■ INSTRUCTION ■
Scan the lines below for the word "this". Copy each line you find it in.

---------- RECORD EXCERPTS ----------

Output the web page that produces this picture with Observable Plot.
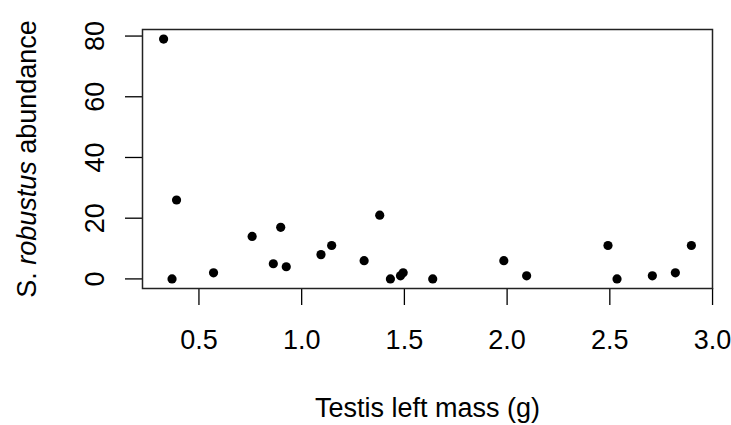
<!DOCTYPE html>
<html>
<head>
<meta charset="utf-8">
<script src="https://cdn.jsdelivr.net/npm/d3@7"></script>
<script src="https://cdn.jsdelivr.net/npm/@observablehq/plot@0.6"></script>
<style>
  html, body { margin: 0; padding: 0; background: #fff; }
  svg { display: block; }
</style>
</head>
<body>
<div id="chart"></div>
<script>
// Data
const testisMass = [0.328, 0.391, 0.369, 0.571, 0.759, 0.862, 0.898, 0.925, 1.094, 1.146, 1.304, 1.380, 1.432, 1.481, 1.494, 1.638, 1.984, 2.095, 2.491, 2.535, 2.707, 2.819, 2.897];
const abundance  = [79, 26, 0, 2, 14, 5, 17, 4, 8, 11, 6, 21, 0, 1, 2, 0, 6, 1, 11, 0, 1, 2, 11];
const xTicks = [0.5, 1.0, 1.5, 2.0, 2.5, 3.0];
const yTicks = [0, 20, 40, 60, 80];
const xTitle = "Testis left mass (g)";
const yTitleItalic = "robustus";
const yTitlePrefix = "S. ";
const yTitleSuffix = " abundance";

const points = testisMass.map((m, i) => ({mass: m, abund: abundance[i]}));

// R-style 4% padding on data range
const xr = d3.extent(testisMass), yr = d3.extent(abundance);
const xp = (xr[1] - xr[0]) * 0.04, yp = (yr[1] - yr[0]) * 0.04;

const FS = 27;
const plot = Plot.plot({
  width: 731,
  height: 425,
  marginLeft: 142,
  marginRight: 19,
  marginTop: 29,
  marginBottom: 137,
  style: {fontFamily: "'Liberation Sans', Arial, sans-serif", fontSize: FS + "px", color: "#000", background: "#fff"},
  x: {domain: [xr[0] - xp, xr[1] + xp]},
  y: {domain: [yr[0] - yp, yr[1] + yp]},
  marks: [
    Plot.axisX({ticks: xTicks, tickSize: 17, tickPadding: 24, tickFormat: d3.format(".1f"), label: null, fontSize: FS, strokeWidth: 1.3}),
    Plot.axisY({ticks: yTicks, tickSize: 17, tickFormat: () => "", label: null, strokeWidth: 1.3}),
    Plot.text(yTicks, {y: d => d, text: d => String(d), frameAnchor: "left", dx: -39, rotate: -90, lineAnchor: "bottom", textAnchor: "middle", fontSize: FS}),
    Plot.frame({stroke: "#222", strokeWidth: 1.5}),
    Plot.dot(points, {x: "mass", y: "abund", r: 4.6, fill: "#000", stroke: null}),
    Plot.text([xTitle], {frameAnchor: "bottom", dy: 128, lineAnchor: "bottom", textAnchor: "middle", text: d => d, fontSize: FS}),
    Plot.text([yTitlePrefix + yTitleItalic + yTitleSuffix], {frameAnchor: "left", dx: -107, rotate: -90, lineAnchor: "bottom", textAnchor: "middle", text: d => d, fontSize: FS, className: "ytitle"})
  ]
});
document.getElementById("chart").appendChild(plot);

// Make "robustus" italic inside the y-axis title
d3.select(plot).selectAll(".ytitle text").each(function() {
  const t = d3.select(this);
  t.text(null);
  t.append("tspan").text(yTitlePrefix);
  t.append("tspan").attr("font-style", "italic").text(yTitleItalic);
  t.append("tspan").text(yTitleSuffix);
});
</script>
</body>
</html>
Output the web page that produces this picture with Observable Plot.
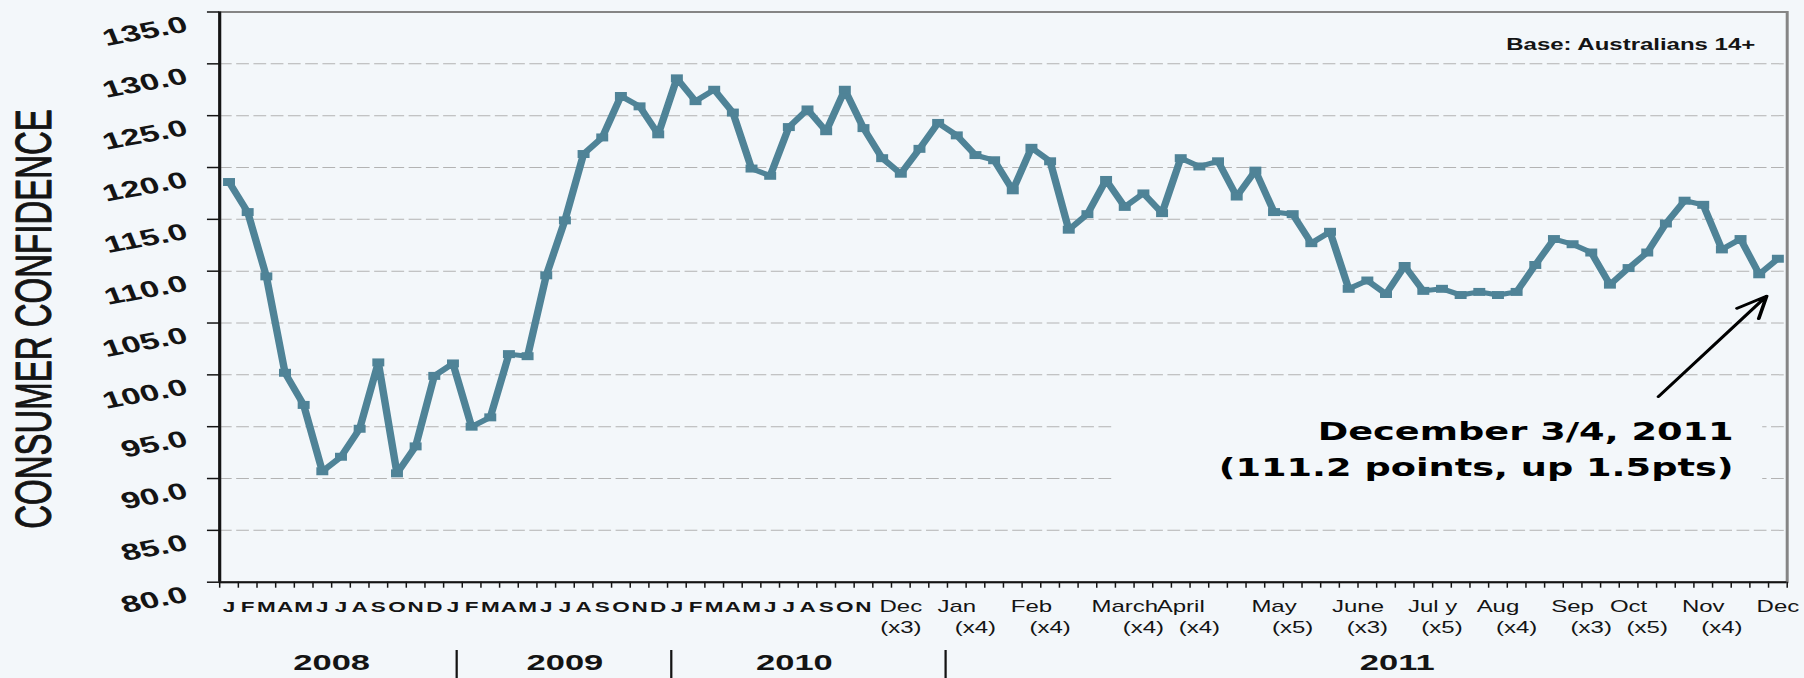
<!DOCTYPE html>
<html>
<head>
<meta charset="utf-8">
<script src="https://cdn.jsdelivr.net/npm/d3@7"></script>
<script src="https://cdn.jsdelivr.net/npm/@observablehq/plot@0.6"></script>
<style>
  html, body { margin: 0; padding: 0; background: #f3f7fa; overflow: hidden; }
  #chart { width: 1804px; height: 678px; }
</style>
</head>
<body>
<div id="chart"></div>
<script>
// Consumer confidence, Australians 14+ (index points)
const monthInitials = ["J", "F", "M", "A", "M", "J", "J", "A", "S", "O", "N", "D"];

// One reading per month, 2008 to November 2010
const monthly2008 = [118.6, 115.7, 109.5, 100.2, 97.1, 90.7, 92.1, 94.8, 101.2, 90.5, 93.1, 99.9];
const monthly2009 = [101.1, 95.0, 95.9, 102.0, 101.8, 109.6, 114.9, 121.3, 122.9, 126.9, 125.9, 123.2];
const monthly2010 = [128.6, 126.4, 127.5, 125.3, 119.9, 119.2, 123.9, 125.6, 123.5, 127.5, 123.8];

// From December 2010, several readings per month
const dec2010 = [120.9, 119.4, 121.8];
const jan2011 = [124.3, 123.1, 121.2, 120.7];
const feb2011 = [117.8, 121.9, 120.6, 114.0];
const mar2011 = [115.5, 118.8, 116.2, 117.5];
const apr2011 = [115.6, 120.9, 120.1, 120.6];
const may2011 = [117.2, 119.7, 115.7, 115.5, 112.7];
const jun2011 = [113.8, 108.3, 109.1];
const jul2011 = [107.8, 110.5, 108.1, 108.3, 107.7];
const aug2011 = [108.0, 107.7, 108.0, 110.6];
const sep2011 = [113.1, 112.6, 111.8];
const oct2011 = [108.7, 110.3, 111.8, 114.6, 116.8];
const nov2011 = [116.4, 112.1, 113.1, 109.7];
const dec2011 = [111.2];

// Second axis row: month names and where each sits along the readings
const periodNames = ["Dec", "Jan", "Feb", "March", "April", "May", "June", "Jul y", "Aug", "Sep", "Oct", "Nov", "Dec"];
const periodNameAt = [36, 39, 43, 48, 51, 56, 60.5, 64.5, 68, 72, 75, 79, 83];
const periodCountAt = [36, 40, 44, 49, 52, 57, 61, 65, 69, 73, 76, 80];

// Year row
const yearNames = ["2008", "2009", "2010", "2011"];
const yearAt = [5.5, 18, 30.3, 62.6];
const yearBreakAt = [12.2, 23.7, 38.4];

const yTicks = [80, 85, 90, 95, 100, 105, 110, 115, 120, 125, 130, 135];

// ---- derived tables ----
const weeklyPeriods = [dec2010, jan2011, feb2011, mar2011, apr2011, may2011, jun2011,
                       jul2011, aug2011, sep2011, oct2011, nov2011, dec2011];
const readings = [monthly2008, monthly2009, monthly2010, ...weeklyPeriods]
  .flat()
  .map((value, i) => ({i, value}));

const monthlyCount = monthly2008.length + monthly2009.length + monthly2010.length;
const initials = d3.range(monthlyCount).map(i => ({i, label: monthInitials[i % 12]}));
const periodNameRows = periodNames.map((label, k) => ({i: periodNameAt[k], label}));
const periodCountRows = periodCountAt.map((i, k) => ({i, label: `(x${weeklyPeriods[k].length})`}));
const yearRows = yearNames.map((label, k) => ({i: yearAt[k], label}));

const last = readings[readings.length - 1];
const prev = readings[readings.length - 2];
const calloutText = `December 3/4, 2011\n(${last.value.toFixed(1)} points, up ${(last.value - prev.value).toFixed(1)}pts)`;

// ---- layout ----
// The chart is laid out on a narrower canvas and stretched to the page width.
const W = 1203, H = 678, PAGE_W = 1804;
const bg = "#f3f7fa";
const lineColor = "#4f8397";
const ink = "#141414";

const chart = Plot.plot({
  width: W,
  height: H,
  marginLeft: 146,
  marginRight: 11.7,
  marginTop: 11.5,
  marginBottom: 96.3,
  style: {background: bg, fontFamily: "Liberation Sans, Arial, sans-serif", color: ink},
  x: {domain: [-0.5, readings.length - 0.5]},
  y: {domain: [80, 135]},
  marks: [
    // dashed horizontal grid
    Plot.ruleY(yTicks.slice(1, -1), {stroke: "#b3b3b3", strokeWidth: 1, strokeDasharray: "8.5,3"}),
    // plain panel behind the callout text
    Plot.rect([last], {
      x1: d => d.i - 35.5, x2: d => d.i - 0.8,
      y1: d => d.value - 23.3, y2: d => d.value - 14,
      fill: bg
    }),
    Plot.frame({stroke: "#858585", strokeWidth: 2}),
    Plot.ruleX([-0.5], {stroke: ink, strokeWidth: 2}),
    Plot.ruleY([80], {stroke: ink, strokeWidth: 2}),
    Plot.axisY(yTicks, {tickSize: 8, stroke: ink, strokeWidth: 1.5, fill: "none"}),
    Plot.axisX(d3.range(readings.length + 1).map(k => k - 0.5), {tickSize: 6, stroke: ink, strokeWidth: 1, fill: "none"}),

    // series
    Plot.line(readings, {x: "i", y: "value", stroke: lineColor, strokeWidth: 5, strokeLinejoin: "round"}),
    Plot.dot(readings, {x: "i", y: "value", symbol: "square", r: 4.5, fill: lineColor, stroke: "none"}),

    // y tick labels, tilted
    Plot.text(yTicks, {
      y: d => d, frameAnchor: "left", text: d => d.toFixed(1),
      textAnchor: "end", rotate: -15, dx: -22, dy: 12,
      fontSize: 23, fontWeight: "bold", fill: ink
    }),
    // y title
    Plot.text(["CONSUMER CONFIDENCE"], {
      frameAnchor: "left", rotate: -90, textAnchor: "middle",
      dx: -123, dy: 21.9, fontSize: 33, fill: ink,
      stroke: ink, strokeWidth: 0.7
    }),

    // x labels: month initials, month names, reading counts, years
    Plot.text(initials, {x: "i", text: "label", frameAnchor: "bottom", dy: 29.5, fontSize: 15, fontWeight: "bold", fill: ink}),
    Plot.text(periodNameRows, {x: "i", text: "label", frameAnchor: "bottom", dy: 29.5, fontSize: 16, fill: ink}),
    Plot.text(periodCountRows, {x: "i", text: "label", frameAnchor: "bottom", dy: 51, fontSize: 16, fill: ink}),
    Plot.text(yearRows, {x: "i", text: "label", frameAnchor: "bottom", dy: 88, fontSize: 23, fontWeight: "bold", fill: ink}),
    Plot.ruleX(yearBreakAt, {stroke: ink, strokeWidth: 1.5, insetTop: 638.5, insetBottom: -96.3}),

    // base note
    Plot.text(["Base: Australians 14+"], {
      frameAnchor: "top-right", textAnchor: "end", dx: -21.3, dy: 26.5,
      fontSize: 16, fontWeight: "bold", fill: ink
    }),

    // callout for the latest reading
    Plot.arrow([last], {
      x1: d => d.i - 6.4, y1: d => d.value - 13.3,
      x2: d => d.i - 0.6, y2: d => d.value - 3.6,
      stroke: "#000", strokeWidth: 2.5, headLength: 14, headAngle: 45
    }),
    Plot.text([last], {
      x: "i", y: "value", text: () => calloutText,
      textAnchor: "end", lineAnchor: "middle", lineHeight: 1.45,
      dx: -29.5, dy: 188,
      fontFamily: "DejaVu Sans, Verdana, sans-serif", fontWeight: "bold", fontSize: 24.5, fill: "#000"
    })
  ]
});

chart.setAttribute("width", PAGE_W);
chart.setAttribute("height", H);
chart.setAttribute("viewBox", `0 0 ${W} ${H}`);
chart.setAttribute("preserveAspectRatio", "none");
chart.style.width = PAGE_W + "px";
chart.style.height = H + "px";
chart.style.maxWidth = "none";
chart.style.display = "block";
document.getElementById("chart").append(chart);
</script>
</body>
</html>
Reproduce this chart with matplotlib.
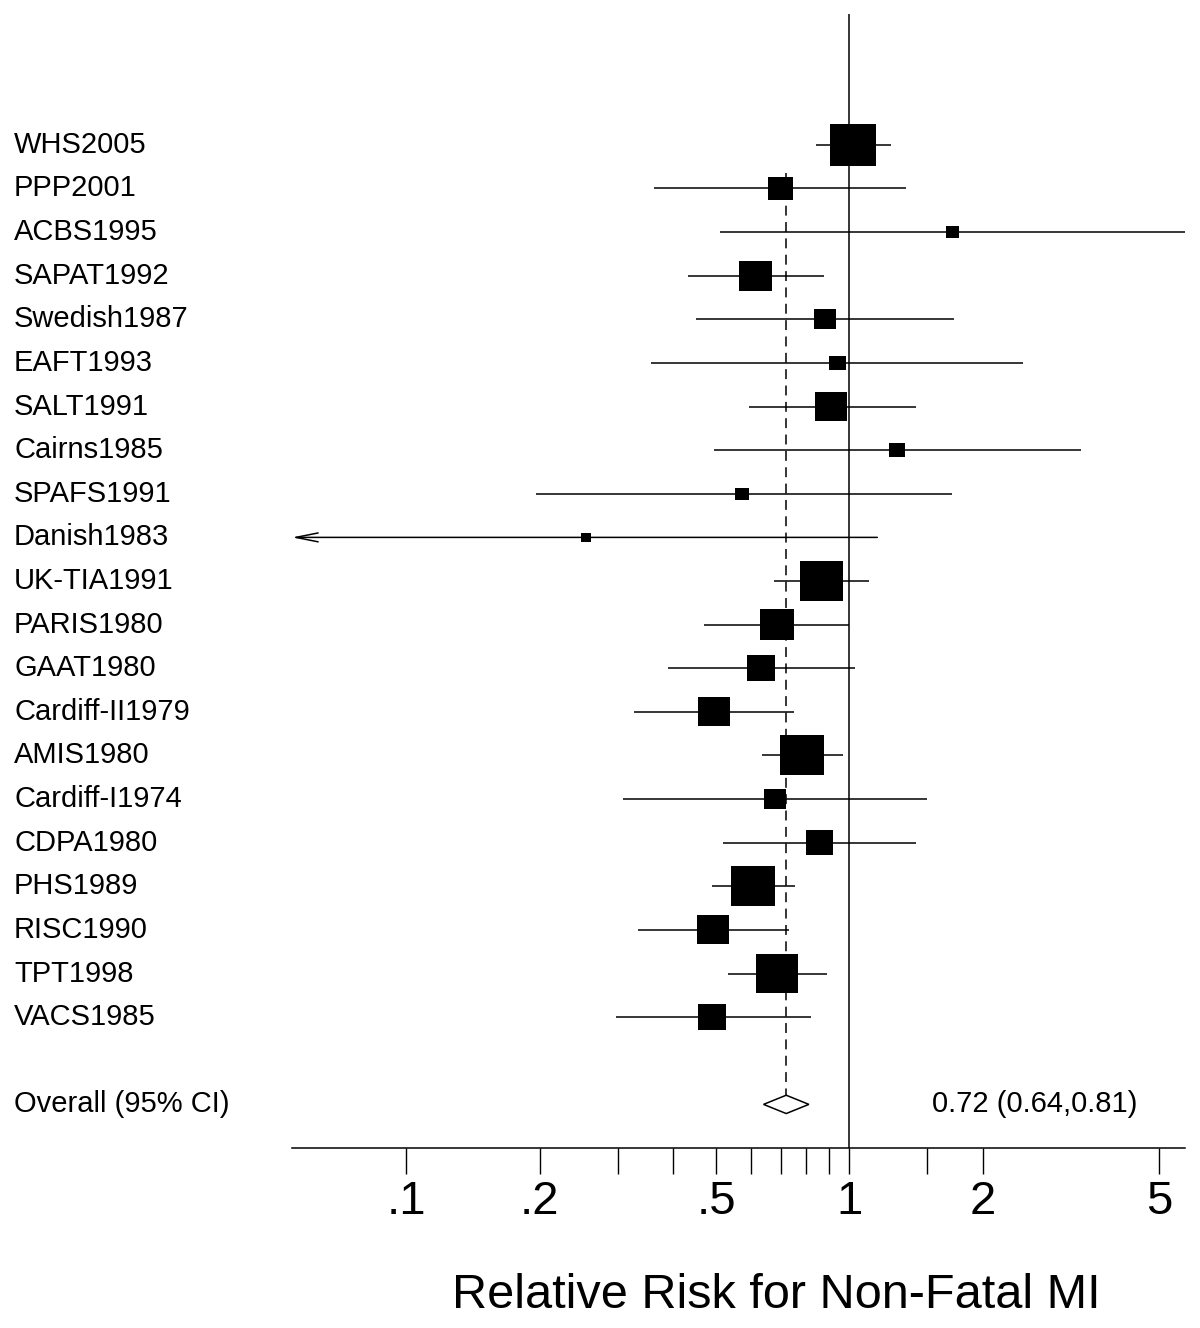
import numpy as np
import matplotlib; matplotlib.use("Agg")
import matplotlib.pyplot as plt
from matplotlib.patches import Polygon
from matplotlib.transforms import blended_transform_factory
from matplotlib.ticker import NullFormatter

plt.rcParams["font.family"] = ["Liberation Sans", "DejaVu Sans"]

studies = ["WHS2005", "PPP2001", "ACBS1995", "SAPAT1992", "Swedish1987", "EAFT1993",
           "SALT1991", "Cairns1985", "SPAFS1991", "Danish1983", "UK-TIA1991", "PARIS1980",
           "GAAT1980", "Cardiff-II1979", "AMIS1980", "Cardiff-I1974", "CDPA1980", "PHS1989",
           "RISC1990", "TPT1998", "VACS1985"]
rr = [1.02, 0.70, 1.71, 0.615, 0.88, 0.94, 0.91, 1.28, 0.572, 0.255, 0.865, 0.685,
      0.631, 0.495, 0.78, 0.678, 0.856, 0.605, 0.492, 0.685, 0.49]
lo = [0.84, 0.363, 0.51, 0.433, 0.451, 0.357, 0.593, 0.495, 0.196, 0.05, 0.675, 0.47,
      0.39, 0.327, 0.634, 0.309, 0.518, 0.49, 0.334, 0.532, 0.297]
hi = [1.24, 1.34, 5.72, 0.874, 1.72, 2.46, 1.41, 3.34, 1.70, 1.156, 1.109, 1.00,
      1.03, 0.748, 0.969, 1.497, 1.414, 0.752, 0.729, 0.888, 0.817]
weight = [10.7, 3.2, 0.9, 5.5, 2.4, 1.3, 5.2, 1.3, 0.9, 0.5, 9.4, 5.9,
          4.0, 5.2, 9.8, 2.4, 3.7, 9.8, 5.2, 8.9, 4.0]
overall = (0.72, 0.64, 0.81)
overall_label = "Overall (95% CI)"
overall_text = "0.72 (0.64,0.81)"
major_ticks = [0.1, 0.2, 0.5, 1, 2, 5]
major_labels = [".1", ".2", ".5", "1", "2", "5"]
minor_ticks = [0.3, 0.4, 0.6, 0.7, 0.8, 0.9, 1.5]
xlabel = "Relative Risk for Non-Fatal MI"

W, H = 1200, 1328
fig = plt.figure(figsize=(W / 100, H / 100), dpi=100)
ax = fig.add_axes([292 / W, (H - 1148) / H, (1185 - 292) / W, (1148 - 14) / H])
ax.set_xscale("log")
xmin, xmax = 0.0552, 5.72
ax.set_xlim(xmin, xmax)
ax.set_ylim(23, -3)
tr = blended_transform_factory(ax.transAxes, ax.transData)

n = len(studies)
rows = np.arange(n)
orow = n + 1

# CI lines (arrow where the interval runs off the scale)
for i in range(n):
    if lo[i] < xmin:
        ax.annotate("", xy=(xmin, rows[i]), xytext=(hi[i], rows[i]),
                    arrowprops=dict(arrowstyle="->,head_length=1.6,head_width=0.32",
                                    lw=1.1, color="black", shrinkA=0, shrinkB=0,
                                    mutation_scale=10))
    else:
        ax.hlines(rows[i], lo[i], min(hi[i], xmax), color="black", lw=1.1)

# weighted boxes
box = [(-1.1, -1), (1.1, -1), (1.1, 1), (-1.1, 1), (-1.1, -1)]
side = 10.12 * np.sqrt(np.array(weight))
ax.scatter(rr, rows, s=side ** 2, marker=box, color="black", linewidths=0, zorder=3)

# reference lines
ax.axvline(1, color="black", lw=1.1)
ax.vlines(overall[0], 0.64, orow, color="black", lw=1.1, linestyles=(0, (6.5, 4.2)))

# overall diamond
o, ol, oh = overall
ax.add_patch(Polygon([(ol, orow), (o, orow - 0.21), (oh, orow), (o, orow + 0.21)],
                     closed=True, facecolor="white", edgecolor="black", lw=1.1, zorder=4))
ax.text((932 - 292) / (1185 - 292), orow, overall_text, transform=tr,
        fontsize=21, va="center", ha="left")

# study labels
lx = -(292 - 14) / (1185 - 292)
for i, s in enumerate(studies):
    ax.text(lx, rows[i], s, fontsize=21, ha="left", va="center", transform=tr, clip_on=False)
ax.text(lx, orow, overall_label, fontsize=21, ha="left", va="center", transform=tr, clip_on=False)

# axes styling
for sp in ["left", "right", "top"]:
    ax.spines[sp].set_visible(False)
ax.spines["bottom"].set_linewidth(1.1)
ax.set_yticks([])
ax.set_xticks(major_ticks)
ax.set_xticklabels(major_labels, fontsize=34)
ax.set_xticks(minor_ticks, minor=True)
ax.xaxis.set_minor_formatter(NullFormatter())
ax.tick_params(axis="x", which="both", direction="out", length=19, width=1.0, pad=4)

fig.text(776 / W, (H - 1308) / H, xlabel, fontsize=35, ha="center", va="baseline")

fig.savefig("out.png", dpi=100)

----------

■ OUTPUT OF THE EXERCISE ■
Output the web page that produces this picture with Observable Plot.
  const t = d3.select(this);
Output the web page that produces this picture with Observable Plot.
Reproduce this chart with matplotlib.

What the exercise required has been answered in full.